IPMAN, Eastern Zone, cries out over non-functioning of NNPC depots, bad roads, multiple taxation
…Urges DPR to regulate products prices at tank farms
From Boniface Okoro, Umuahia
The Easter Zone of the Independent Petroleum Marketers Association of Nigeria (IPMAN) has decried the unfriendly environment in which her members were operating, saying that NNPC’s double standards, bad roads, multiple taxation and revenue regimes of various states and local governments in the zone were threatening to run marketers in the zone out of business.
Chairman of Eastern Zone of IPMAN, Prince Bobby Eberechi Dick, who disclosed the plight of the petroleum marketers in a statement he issued and made available to newsmen in Umuahia on Tuesday, June 21, 2022, blamed NNPC for the high cost of petroleum products while lamenting that none of the five NNPC deports in the zone was functioning. He added that bad roads have made some of their members to lose their properties to the banks.
IPMAN, Eastern Zone comprises Abia, Akwa Ibom, Anambra, Bayelsa, Benue, Cross River, Ebonyi, Enugu, Imo, Rivers Kogi and Nasarawa states, which have their Nigeria National Petroleum Company (NNPC) Ltd loading depots in Aba, Calabar, Enugu, Markurdi and Port Harcourt. Each of these depots have about 3, 000 marketers registered with the NNPC, according to Dick.
Explaining why none of the NNPC depots in the zone were working at the moment, the IPMAN Zonal Chairman noted that NNPC, as the sole importer of petroleum products to Nigeria, was not pumping products to these depots.
Instead, Dick said, NNPC now prefers to sell products to middlemen who are private tank farm owners.
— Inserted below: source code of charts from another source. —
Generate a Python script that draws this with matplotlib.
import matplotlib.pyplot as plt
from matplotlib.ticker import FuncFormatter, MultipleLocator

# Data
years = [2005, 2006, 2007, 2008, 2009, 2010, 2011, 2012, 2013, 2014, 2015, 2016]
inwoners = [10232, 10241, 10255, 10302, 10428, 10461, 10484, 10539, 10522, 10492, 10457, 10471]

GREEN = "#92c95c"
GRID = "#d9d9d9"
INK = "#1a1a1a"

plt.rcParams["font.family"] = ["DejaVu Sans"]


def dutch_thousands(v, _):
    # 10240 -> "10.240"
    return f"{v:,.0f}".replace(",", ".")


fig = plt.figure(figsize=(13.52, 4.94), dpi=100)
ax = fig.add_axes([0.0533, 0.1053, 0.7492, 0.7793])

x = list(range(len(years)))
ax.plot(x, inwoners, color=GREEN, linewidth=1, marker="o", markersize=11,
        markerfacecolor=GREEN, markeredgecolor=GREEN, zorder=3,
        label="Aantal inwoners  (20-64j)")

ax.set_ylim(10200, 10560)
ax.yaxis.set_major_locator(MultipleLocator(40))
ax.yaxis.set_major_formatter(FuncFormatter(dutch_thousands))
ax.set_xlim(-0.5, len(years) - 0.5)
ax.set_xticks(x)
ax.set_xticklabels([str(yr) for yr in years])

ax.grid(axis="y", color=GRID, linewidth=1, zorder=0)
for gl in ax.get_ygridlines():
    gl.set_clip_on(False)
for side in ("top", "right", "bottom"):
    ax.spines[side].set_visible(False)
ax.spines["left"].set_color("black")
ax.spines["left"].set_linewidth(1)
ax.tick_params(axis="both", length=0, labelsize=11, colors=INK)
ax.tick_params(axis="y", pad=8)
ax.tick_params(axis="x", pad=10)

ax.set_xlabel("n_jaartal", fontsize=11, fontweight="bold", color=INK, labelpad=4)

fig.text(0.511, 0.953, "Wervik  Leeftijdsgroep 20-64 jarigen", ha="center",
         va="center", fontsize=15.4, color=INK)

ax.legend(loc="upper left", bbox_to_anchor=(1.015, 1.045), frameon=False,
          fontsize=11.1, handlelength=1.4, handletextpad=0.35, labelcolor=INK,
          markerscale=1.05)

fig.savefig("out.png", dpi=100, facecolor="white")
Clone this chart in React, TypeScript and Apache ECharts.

He explained that these tank farm owners now decide how much they would sell to independent marketers, without recourse to the government-regulated price.
“The Department of Petroleum Resources (now Nigeria Midstream and Downstream Sector), watch vulnerably what these shylock private tank farm owners are doing. Instead, it is the ordinary independent petroleum marketer that will be forced to sell at a regulated price. Because we don’t have Godfathers or Godmothers, we are left to the whims and caprices of the NNPC,” Dick said.
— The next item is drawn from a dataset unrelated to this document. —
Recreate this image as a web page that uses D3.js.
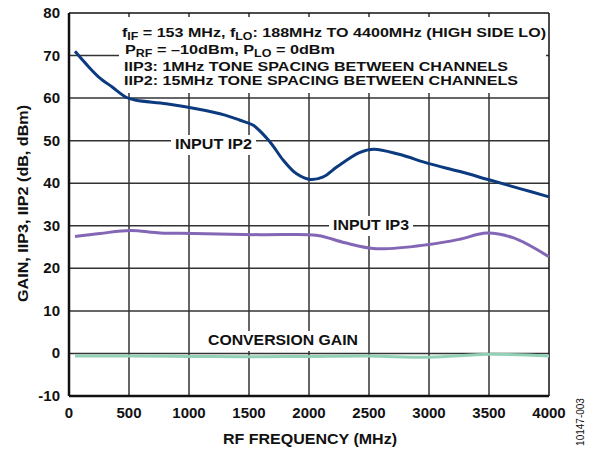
<!DOCTYPE html>
<html>
<head>
<meta charset="utf-8">
<style>
body { margin: 0; background: white; }
text { font-family: Arial, "Liberation Sans", sans-serif; font-weight: bold; fill: #111; }
.grid line { stroke: #333; stroke-width: 1.5; }
</style>
<script src="https://d3js.org/d3.v7.min.js"></script>
</head>
<body>
<div id="chart"></div>
<script>
// values
var xTicks = [0, 500, 1000, 1500, 2000, 2500, 3000, 3500, 4000];
var yTicks = [-10, 0, 10, 20, 30, 40, 50, 60, 70, 80];

var ip2Freq = [50, 140, 250, 360, 475, 560, 810, 1060, 1300, 1425, 1536, 1675, 1786, 1897, 2008, 2119, 2231, 2420, 2540, 2750, 3000, 3250, 3500, 3750, 4000];
var ip2Val  = [71, 68.1, 64.9, 62.6, 60.2, 59.5, 58.7, 57.5, 56, 54.8, 53.6, 49.7, 45.4, 42.2, 40.9, 41.5, 43.8, 47.2, 48, 46.8, 44.6, 42.8, 40.8, 38.8, 36.8];

var ip3Freq = [50, 260, 510, 760, 1040, 1590, 2000, 2100, 2300, 2560, 3000, 3250, 3480, 3700, 4000];
var ip3Val  = [27.5, 28.2, 28.9, 28.3, 28.2, 27.9, 27.9, 27.6, 26, 24.6, 25.6, 26.8, 28.3, 27.2, 22.7];

var gainFreq = [50, 500, 1000, 1500, 2000, 2500, 3000, 3500, 4000];
var gainVal  = [-0.6, -0.6, -0.7, -0.8, -0.7, -0.6, -0.9, -0.2, -0.6];

var width = 590, height = 450;
var margin = {left: 69, right: 41, top: 13, bottom: 54};

var svg = d3.select('#chart').append('svg')
    .attr('width', width)
    .attr('height', height);

var x = d3.scaleLinear().domain([0, 4000]).range([margin.left, width - margin.right]);
var y = d3.scaleLinear().domain([-10, 80]).range([height - margin.bottom, margin.top]);

// grid
var grid = svg.append('g').attr('class', 'grid');
grid.selectAll('line.v')
  .data(xTicks.slice(1, -1))
  .enter().append('line')
    .attr('x1', function(d) { return x(d); })
    .attr('x2', function(d) { return x(d); })
    .attr('y1', y(80))
    .attr('y2', y(-10));
grid.selectAll('line.h')
  .data(yTicks.slice(1, -1))
  .enter().append('line')
    .attr('class', 'h')
    .attr('x1', x(0))
    .attr('x2', x(4000))
    .attr('y1', function(d) { return y(d); })
    .attr('y2', function(d) { return y(d); });

// white box behind the notes
svg.append('rect')
    .attr('x', 119).attr('y', 17)
    .attr('width', 427).attr('height', 76)
    .attr('fill', 'white');

// frame
svg.append('line').attr('x1', x(0)).attr('x2', x(4000)).attr('y1', y(80)).attr('y2', y(80))
    .attr('stroke', '#111').attr('stroke-width', 1.5);
svg.append('line').attr('x1', x(4000)).attr('x2', x(4000)).attr('y1', y(80)).attr('y2', y(-10))
    .attr('stroke', '#111').attr('stroke-width', 1.5);

// label backgrounds + labels
function label(txt, x0, base, w) {
  svg.append('rect')
      .attr('x', x0 - 4).attr('y', base - 14)
      .attr('width', w + 8).attr('height', 20)
      .attr('fill', 'white');
  svg.append('text')
      .attr('x', x0).attr('y', base)
      .attr('textLength', w)
      .attr('lengthAdjust', 'spacingAndGlyphs')
      .style('font-size', '15px')
      .text(txt);
}
label('INPUT IP2', 175, 149, 77);
label('INPUT IP3', 333, 230, 76);
label('CONVERSION GAIN', 208, 345, 150);

// curves
var line = d3.line()
    .x(function(d) { return x(d[0]); })
    .y(function(d) { return y(d[1]); })
    .curve(d3.curveCatmullRom.alpha(0.5));

function series(fr, vals, col) {
  svg.append('path')
      .datum(d3.zip(fr, vals))
      .attr('d', line)
      .attr('fill', 'none')
      .attr('stroke', col)
      .attr('stroke-width', 3);
}
series(gainFreq, gainVal, '#93d1b6');
series(ip3Freq, ip3Val, '#8466b6');
series(ip2Freq, ip2Val, '#0c3a7f');

// axes (left and bottom heavier)
svg.append('line').attr('x1', x(0)).attr('x2', x(0)).attr('y1', y(80)).attr('y2', y(-10))
    .attr('stroke', '#111').attr('stroke-width', 2.5);
svg.append('line').attr('x1', x(0)).attr('x2', x(4000)).attr('y1', y(-10)).attr('y2', y(-10))
    .attr('stroke', '#111').attr('stroke-width', 2.5);

svg.selectAll('text.ytick')
  .data(yTicks)
  .enter().append('text')
    .attr('class', 'ytick')
    .attr('x', 60)
    .attr('y', function(d) { return y(d) + 5; })
    .attr('text-anchor', 'end')
    .style('font-size', '15px')
    .text(function(d) { return d; });

svg.selectAll('text.xtick')
  .data(xTicks)
  .enter().append('text')
    .attr('class', 'xtick')
    .attr('x', function(d) { return x(d); })
    .attr('y', 418)
    .attr('text-anchor', 'middle')
    .style('font-size', '15px')
    .text(function(d) { return d; });

svg.append('text')
    .attr('x', 223).attr('y', 444)
    .attr('textLength', 174)
    .attr('lengthAdjust', 'spacingAndGlyphs')
    .style('font-size', '15px')
    .text('RF FREQUENCY (MHz)');

svg.append('text')
    .attr('transform', 'translate(28,302) rotate(-90)')
    .attr('textLength', 197)
    .attr('lengthAdjust', 'spacingAndGlyphs')
    .style('font-size', '15px')
    .text('GAIN, IIP3, IIP2 (dB, dBm)');

svg.append('text')
    .attr('transform', 'translate(584,422) rotate(-90)')
    .attr('text-anchor', 'middle')
    .style('font-size', '10px')
    .style('font-weight', 'normal')
    .text('10147-003');

// notes
var notes = svg.append('g').style('font-size', '13px');
var n1 = notes.append('text').attr('x', 122).attr('y', 37)
    .attr('textLength', 424).attr('lengthAdjust', 'spacingAndGlyphs');
n1.append('tspan').text('f');
n1.append('tspan').attr('dy', 3).style('font-size', '10px').text('IF');
n1.append('tspan').attr('dy', -3).text(' = 153 MHz, f');
n1.append('tspan').attr('dy', 3).style('font-size', '10px').text('LO');
n1.append('tspan').attr('dy', -3).text(': 188MHz TO 4400MHz (HIGH SIDE LO)');

var n2 = notes.append('text').attr('x', 125).attr('y', 54)
    .attr('textLength', 210).attr('lengthAdjust', 'spacingAndGlyphs');
n2.append('tspan').text('P');
n2.append('tspan').attr('dy', 3).style('font-size', '10px').text('RF');
n2.append('tspan').attr('dy', -3).text(' = \u201310dBm, P');
n2.append('tspan').attr('dy', 3).style('font-size', '10px').text('LO');
n2.append('tspan').attr('dy', -3).text(' = 0dBm');

notes.append('text').attr('x', 124).attr('y', 71)
    .attr('textLength', 384).attr('lengthAdjust', 'spacingAndGlyphs')
    .text('IIP3: 1MHz TONE SPACING BETWEEN CHANNELS');
notes.append('text').attr('x', 124).attr('y', 85)
    .attr('textLength', 394).attr('lengthAdjust', 'spacingAndGlyphs')
    .text('IIP2: 15MHz TONE SPACING BETWEEN CHANNELS');
</script>
</body>
</html>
He frowned at the deplorable condition of roads in the Eastern Zone, saying that all major roads in the zone were impassable and caused huge losses to petroleum marketers.
“From Calabar to Akwa Ibom, Port Harcourt to Aba, Port Harcourt to Imo statere, the roads are very bad. More worrisome is the fact that the very roads leading to NNPC depots, especially in the Eastern Zone, appear to be the worst hit. Every day our trucks fall on these roads, and we keep losing our borrowed funds from banks, who, as a result, dispose of our properties (being the collateral used to secure such loans), leaving our families homeless and traumatized,” the Chairman added.
Dick lamented that the rise in the price of diesel was gradually running independent marketers out of business, as transporting petroleum products from the private depots to the stations has become very herculean, just as it has become exorbitant to power their petrol stations.
“Also to power our stations have become strangulating. For instance, we use a minimum of 50 litres of diesel per day at a cost of about N40,000, yet we are forced to sell at a regulated price,” Dick said.
He further accused security agencies of extorting huge sums of money from independent petroleum marketers, even as enforcement of multiple and duplicated taxation, coupled with draconian revenue regimes of different states and local governments have continued to compound the woes and agonies of the marketers.
Dick, therefore, appealed to the federal government to resuscitate all the NNPC depots in the Port Harcourt zone (System 2E) and urged the Department of Petroleum Resources (DPR) to regulate products prices at the private tank farms, to enable the petroleum marketers to sell at the regulated price.